Researchers discovered the prehistoric species (known informally as "super salamander") after analyzing newly unearthed fossils excavated from an ancient lake in southern Portugal. The fossils date to between 220 and 230 million years ago, a time when a variety of primitive amphibians dominated the lakes and rivers of warmer climates.
"Most modern amphibians are pretty tiny and harmless," Richard Butler, one of the study's authors and a researcher at the University of Birmingham, said in a press release. "But back in the Triassic these giant predators would have made lakes and rivers pretty scary places to be."
This new species (Metoposaurus algarvensis) belongs a group of similarly large salamander-like amphibians called temnospondyls -- a group that has previously been located in what's now modern day Africa, Europe, India and North America.
Dominating the food chain during much of the Late Triassic Period, the creatures subsisted mainly on fish and behaved much like crocodiles.
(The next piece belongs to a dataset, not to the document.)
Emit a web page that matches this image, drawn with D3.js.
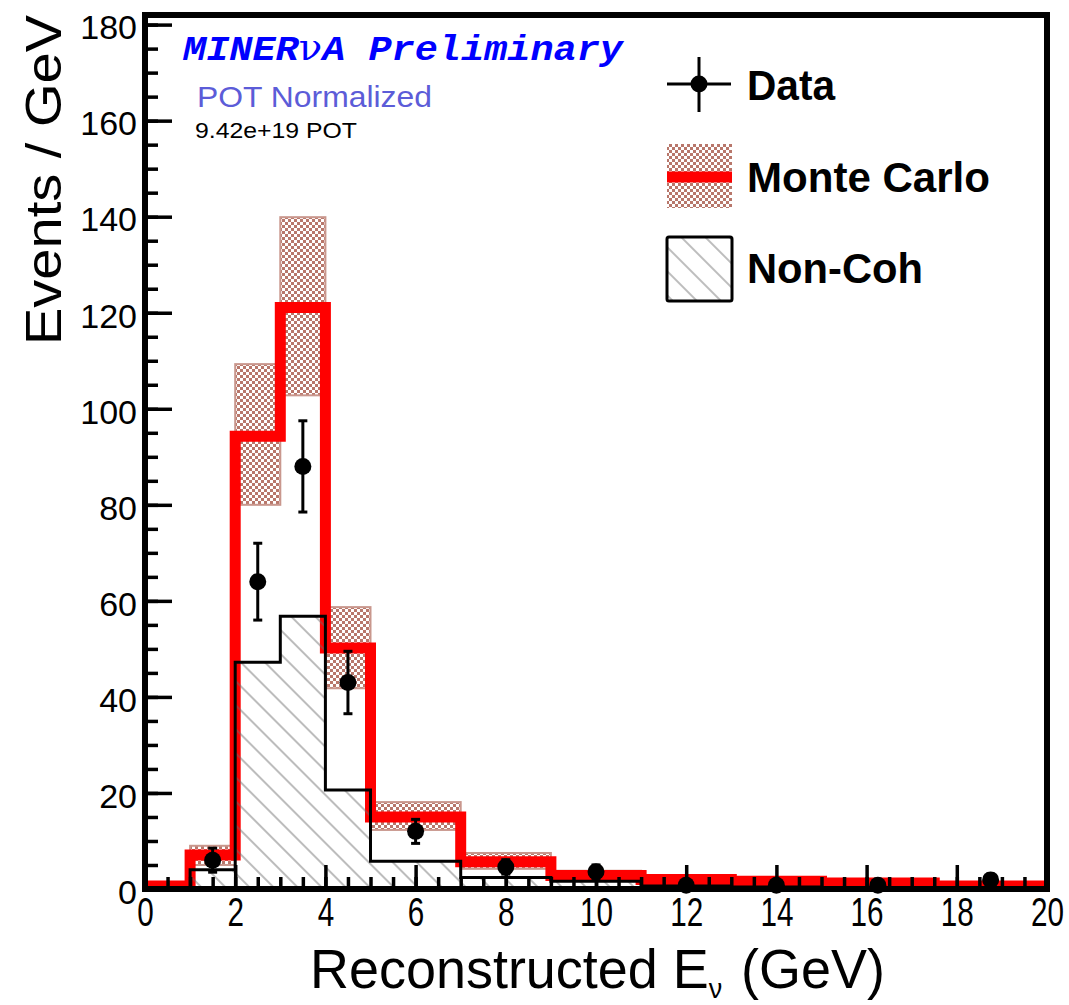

They grew up to 6.5 feet in length and weighed upwards of 200 pounds. One group of the super salamanders' ancient relatives, a genus known as Prionosuchus, featured similar-looking creatures that stretched 14.75 feet and a weighed 800 pounds.
The newly discovered super salamander specimen is the first of its kind to be found on the Iberian Peninsula. Back then, spreading across most of the world's landmasses was a rather simple task, as Pangaea featured all of the world's modern continents smashed together.
"This new amphibian looks like something out of a bad monster movie. It was as long as a small car and had hundreds of sharp teeth in its big flat head, which kind of looks like a toilet seat when the jaws snap shut," said study author Steve Brusatte, a scientists at the University of Edinburgh. "It was the type of fierce predator that the very first dinosaurs had to put up with if they strayed too close to the water, long before the glory days of T. rex and Brachiosaurus."
The super salamander and the many of its temnospondyls relatives died out in a mass extinction event around 200 million years ago, just as Pangea was beginning to break apart.
But their lineages were kept alive by adaptive relatives who ultimately spawned today's modern amphibian species -- newts, frogs, salamanders and the like.
The new species is detailed is the latest issue of the Journal of Vertebrate Paleontology.